Curtis Chips

Anyone think someone will eventually reverse engineer these and do another production run on the popular ones? Seems like it could be done and synths would stop having to be sacrfised to let others live.

Hello,
I believe it is a good idea and someone will do it. I believe it will have to be either you or me…Or perhaps the Chinese(very cool people really).
Have you checked out this site?

http://www.synthtech.com/cem/cemdata.html

You used to be able to buy the more popular CEMs from them, at a price.
I look forward when there are esoteric companies that will make aftermarket synth parts…like for old cars hobbiests work on.

P.S.,
A few years back I spoke to one of the more well known synth techs in the industry about the comeback of analog synths…This was about the same time Korg released the Prophecy, and then the Nord followed. He said “No way, It will NEVER happen!”…“Think of the cost” blah, blah, blah.
And now look at what has happened. And I can say that I knew it, and I am a nobody…I just like to buy them. Sometimes people can be jaded by the music “biz” and forget what it is all about…The love of sound.
I am gonna put on my JMJ T-Shirt and have memories now.

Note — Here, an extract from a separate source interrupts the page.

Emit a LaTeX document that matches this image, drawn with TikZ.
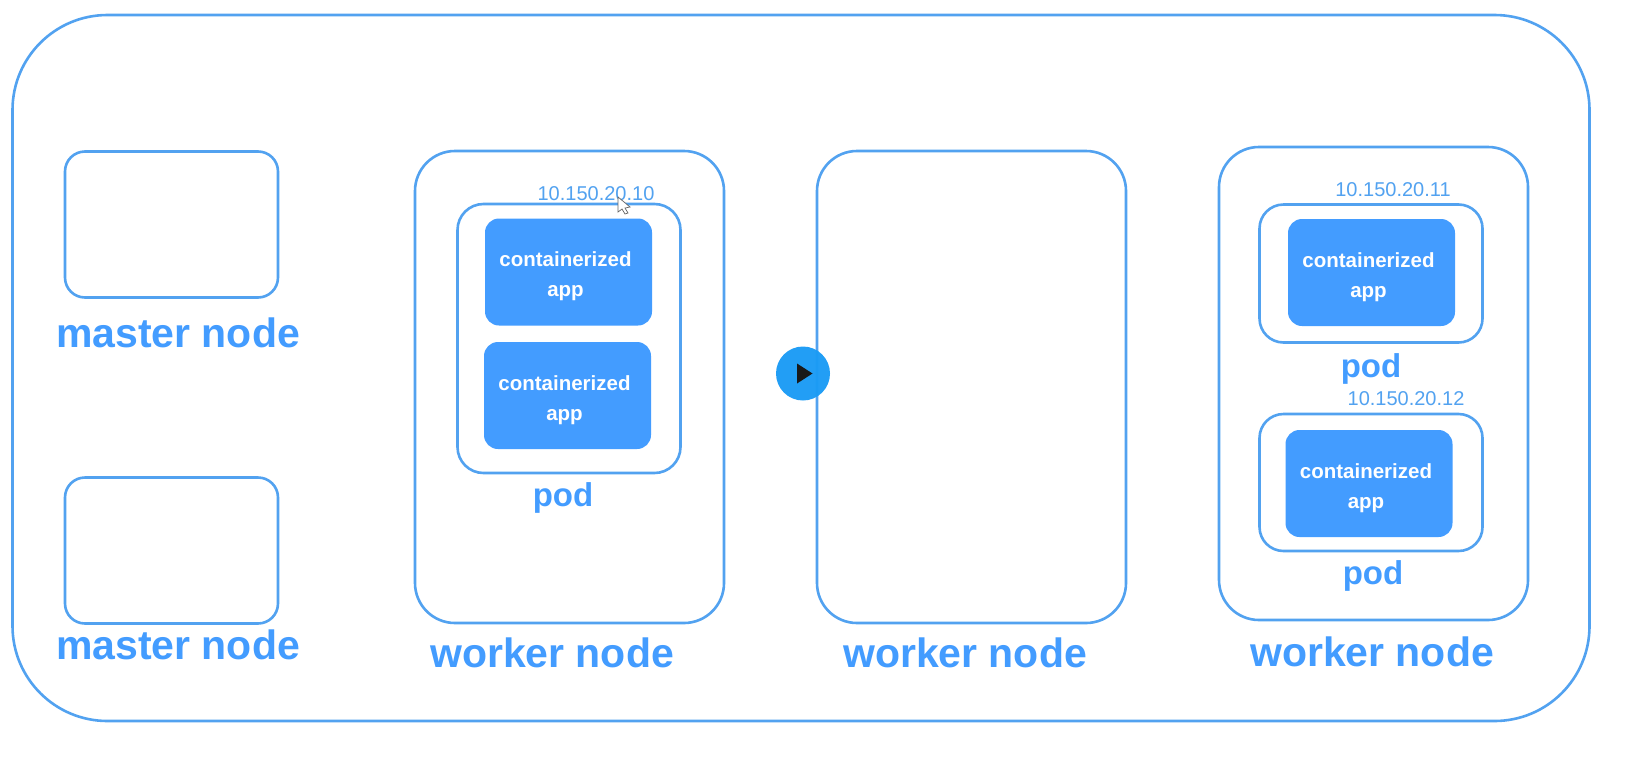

I vehemently hope that whoever does it will take an affordability tactic, designing chips that DON’T have to be top-notch. This way, manufacturing will be pointed at the mass market, rather than the high-end market.

A unit like the P-600 with slimmed-down Curtis technology might better searve the Clavia Nord Lead / MicroKorg market than one that points more at the Memorymoog, or the A6 Andromeda.

The new DSI Poly Evolver KB has Curtis chips and filters. It sounds great and is actually affordable. Are they exactly the same as Curtis chips of old? Don’t know, but the new DSI KB sounds great, bottom line. I WILL have one soon. :wink:


Mike T.

The Evolver is using a newer designed osc chip originally made for Tom Oberheim/Marion Systems.
I don’t recall if they have filters though.

It is very hard to make chips like these in a “cheaper” fashion also.
They have to do the job necessary and it requires a fair amount of precision.
Otherwise, labor is spent testing parts or other circuits have to be built to compensate for a problem, if even possible. One could certainly design a new vco or vcf or whatever, but with the high initial costs of basic linear chip design, there wouldn’t be a huge margin to begin with. In the late 70’s, early 80’s, these ICs were being purchased in huge numbers by Roland, Moog and others. This brought costs down. Today, it’s a chicken or the egg problem: One can’t design a synth around a non-existant chip and chip design and manufacturing wouldn’t be profitable to do without large quantity buyers.

Personally, I think the “music chip” idea should be scrapped and instead, small surface mount modules made that do the same things. Slightly larger, but both more serviceable and lower cost for small production runs.
It would also be possible to modify a vco, vcf or whatever much more easily by capable techs into surface mount technology.